[Dataset extract]:
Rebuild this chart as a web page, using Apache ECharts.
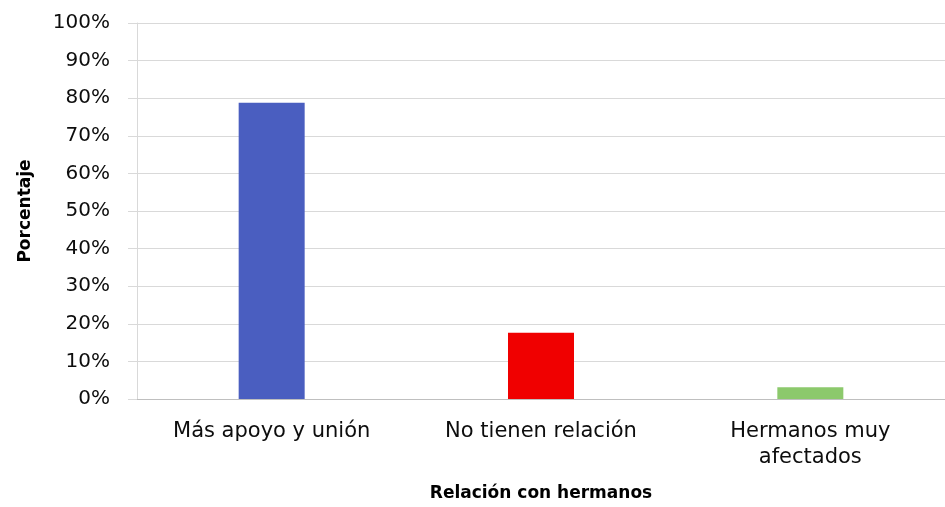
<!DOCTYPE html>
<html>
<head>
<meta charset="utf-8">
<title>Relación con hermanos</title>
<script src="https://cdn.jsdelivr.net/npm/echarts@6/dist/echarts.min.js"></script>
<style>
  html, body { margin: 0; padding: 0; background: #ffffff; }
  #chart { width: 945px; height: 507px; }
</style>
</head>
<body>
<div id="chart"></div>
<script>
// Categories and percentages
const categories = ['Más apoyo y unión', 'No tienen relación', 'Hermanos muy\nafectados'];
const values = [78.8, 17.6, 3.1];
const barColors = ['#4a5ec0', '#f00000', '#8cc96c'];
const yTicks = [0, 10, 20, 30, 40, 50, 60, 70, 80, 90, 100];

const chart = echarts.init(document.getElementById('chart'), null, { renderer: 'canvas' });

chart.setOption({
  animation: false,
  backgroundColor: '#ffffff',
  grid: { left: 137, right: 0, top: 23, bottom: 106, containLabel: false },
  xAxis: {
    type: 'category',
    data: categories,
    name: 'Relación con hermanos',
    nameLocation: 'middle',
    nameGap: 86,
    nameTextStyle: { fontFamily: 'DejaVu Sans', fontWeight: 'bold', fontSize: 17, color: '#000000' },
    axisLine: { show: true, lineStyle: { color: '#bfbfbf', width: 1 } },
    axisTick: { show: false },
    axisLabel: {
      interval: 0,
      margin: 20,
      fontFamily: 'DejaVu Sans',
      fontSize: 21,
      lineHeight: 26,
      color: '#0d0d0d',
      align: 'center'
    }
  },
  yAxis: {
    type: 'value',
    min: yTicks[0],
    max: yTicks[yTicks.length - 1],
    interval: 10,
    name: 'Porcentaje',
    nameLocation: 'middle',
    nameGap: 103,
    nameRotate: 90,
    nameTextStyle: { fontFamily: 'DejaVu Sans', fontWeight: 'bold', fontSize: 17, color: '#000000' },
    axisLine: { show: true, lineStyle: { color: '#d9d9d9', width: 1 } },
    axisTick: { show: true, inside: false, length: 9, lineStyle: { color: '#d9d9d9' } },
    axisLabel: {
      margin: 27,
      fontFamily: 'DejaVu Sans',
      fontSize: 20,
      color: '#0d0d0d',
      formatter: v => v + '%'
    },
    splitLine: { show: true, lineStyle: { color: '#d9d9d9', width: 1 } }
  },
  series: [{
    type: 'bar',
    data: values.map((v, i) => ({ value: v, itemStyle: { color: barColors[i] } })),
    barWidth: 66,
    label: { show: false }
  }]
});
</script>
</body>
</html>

[What to work on]:
Give all the lines above again, character for character, without pictures.

[Written answer]:
Rebuild this chart as a web page, using Apache ECharts.
<!DOCTYPE html>
<html>
<head>
<meta charset="utf-8">
<title>Relación con hermanos</title>
<script src="https://cdn.jsdelivr.net/npm/echarts@6/dist/echarts.min.js"></script>
<style>
  html, body { margin: 0; padding: 0; background: #ffffff; }
  #chart { width: 945px; height: 507px; }
</style>
</head>
<body>
<div id="chart"></div>
<script>
// Categories and percentages
const categories = ['Más apoyo y unión', 'No tienen relación', 'Hermanos muy\nafectados'];
const values = [78.8, 17.6, 3.1];
const barColors = ['#4a5ec0', '#f00000', '#8cc96c'];
const yTicks = [0, 10, 20, 30, 40, 50, 60, 70, 80, 90, 100];

const chart = echarts.init(document.getElementById('chart'), null, { renderer: 'canvas' });

chart.setOption({
  animation: false,
  backgroundColor: '#ffffff',
  grid: { left: 137, right: 0, top: 23, bottom: 106, containLabel: false },
  xAxis: {
    type: 'category',
    data: categories,
    name: 'Relación con hermanos',
    nameLocation: 'middle',
    nameGap: 86,
    nameTextStyle: { fontFamily: 'DejaVu Sans', fontWeight: 'bold', fontSize: 17, color: '#000000' },
    axisLine: { show: true, lineStyle: { color: '#bfbfbf', width: 1 } },
    axisTick: { show: false },
    axisLabel: {
      interval: 0,
      margin: 20,
      fontFamily: 'DejaVu Sans',
      fontSize: 21,
      lineHeight: 26,
      color: '#0d0d0d',
      align: 'center'
    }
  },
  yAxis: {
    type: 'value',
    min: yTicks[0],
    max: yTicks[yTicks.length - 1],
    interval: 10,
    name: 'Porcentaje',
    nameLocation: 'middle',
    nameGap: 103,
    nameRotate: 90,
    nameTextStyle: { fontFamily: 'DejaVu Sans', fontWeight: 'bold', fontSize: 17, color: '#000000' },
    axisLine: { show: true, lineStyle: { color: '#d9d9d9', width: 1 } },
    axisTick: { show: true, inside: false, length: 9, lineStyle: { color: '#d9d9d9' } },
    axisLabel: {
      margin: 27,
      fontFamily: 'DejaVu Sans',
      fontSize: 20,
      color: '#0d0d0d',
      formatter: v => v + '%'
    },
    splitLine: { show: true, lineStyle: { color: '#d9d9d9', width: 1 } }
  },
  series: [{
    type: 'bar',
    data: values.map((v, i) => ({ value: v, itemStyle: { color: barColors[i] } })),
    barWidth: 66,
    label: { show: false }
  }]
});
</script>
</body>
</html>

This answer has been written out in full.